CPI and IPM tell you the ad works; they don't tell you why, or where it's leaking. instrument the unit: interaction rate (did they engage the hook), completion rate (did they finish the loop), time-in-playable, and CTA tap rate. a high completion but low CTA means the loop is fun but the payoff isn't legible. low completion means your loop is too long or too hard. that's the difference between guessing at the next version and briefing it.

how numu makes playables at volume

the old reason studios skipped playables was production: weeks and thousands of dollars per unit from an agency. numu generates and iterates interactive concepts from your real game assets, cuts the network-specific hooks and end cards for you, and feeds in-unit performance back into the next batch — so you test many honest concepts and scale the two that convert. tell us what you're launching.

playable ads FAQ

what is a playable ad?

an interactive HTML5 ad that lets someone play a short slice of your game before installing, ending on a download CTA.

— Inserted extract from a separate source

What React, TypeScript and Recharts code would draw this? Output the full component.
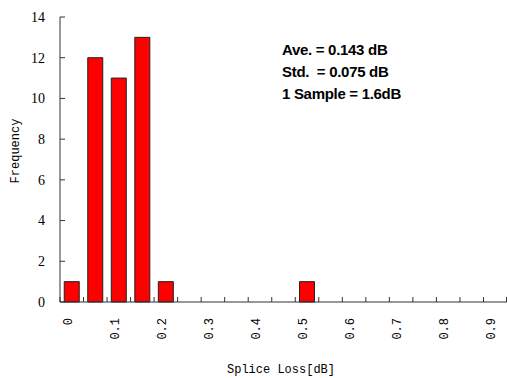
import React from 'react';
import { BarChart, Bar, XAxis, YAxis, Customized } from 'recharts';

const bins = ['0', '0.05', '0.1', '0.15', '0.2', '0.25', '0.3', '0.35', '0.4', '0.45', '0.5', '0.55', '0.6', '0.65', '0.7', '0.75', '0.8', '0.85', '0.9'];
const frequency = [1, 12, 11, 13, 1, 0, 0, 0, 0, 0, 1, 0, 0, 0, 0, 0, 0, 0, 0];
const xTickLabels = ['0', '', '0.1', '', '0.2', '', '0.3', '', '0.4', '', '0.5', '', '0.6', '', '0.7', '', '0.8', '', '0.9'];
const yTicks = [0, 2, 4, 6, 8, 10, 12, 14];
const notes = ['Ave. = 0.143 dB', 'Std.  = 0.075 dB', '1 Sample = 1.6dB'];

const data = bins.map((b, i) => ({ bin: b, freq: frequency[i] }));

const W = 507;
const H = 378;
const PLOT_LEFT = 60;
const PLOT_RIGHT = 507;
const BAND = (PLOT_RIGHT - PLOT_LEFT) / bins.length;
const MONO = '"Liberation Mono", "DejaVu Sans Mono", monospace';
const SERIF = '"Liberation Serif", "DejaVu Serif", serif';

const XTick = (props: any) => {
  const { x, y, index } = props;
  const label = xTickLabels[index] ?? '';
  const left = x - BAND / 2;
  const isLast = index === bins.length - 1;
  return (
    <g>
      <line x1={left} y1={y} x2={left} y2={y - 5} stroke="#333" strokeWidth={1} />
      {isLast && <line x1={x + BAND / 2 - 0.5} y1={y} x2={x + BAND / 2 - 0.5} y2={y - 5} stroke="#333" strokeWidth={1} />}
      {label !== '' && (
        <text
          x={x - 4}
          y={y + 16}
          transform={`rotate(-90, ${x - 4}, ${y + 16})`}
          textAnchor="end"
          dy="0.35em"
          fontFamily={MONO}
          fontSize={12}
          fill="#000"
        >
          {label}
        </text>
      )}
    </g>
  );
};

const YTick = (props: any) => {
  const { x, y, payload } = props;
  return (
    <g>
      <line x1={PLOT_LEFT} y1={y} x2={PLOT_LEFT + 5} y2={y} stroke="#333" strokeWidth={1} />
      <text x={x - 15} y={y} dy="0.35em" textAnchor="end" fontFamily={SERIF} fontSize={14} fill="#000">
        {payload.value}
      </text>
    </g>
  );
};

const Labels = () => (
  <g>
    <text
      x={15}
      y={151}
      transform="rotate(-90, 15, 151)"
      textAnchor="middle"
      dy="0.35em"
      fontFamily={MONO}
      fontSize={12}
      fill="#000"
    >
      Frequency
    </text>
    <text x={281} y={369} textAnchor="middle" dy="0.35em" fontFamily={MONO} fontSize={12} fill="#000">
      Splice Loss[dB]
    </text>
    {notes.map((n, i) => (
      <text
        key={i}
        x={282}
        y={55 + i * 22}
        fontFamily='"Liberation Sans", Arial, sans-serif'
        fontWeight="bold"
        fontSize={15}
        letterSpacing={-0.3}
        fill="#000"
        style={{ whiteSpace: 'pre' }}
      >
        {n}
      </text>
    ))}
  </g>
);

export default function App() {
  return (
    <div style={{ position: 'absolute', left: 0, top: 0, width: W, height: H, background: '#fff' }}>
      <BarChart
        width={W}
        height={H}
        data={data}
        margin={{ top: 17, right: 0, bottom: 0, left: 0 }}
        barCategoryGap="18%"
      >
        <XAxis
          dataKey="bin"
          height={76}
          interval={0}
          tickLine={false}
          tickSize={0}
          tickMargin={0}
          axisLine={{ stroke: '#333', strokeWidth: 1 }}
          tick={<XTick />}
        />
        <YAxis
          width={60}
          domain={[0, 14]}
          ticks={yTicks}
          interval={0}
          tickLine={false}
          tickSize={0}
          tickMargin={0}
          axisLine={{ stroke: '#333', strokeWidth: 1 }}
          tick={<YTick />}
        />
        <Bar dataKey="freq" fill="#FF0000" stroke="#222" strokeWidth={1} isAnimationActive={false} />
        <Customized component={Labels} />
      </BarChart>
    </div>
  );
}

do playable ads work on facebook and tiktok?

yes — both support playables. facebook serves them through advantage+ placements as MRAID units; tiktok rewards native, sound-on hooks that read in under a second. the core can be shared, but the hook and end card should be cut per network.

how long should a playable ad be?

a 2–3 second tutorial and 10–20 seconds of interactive gameplay before the end card. shorter almost always beats longer.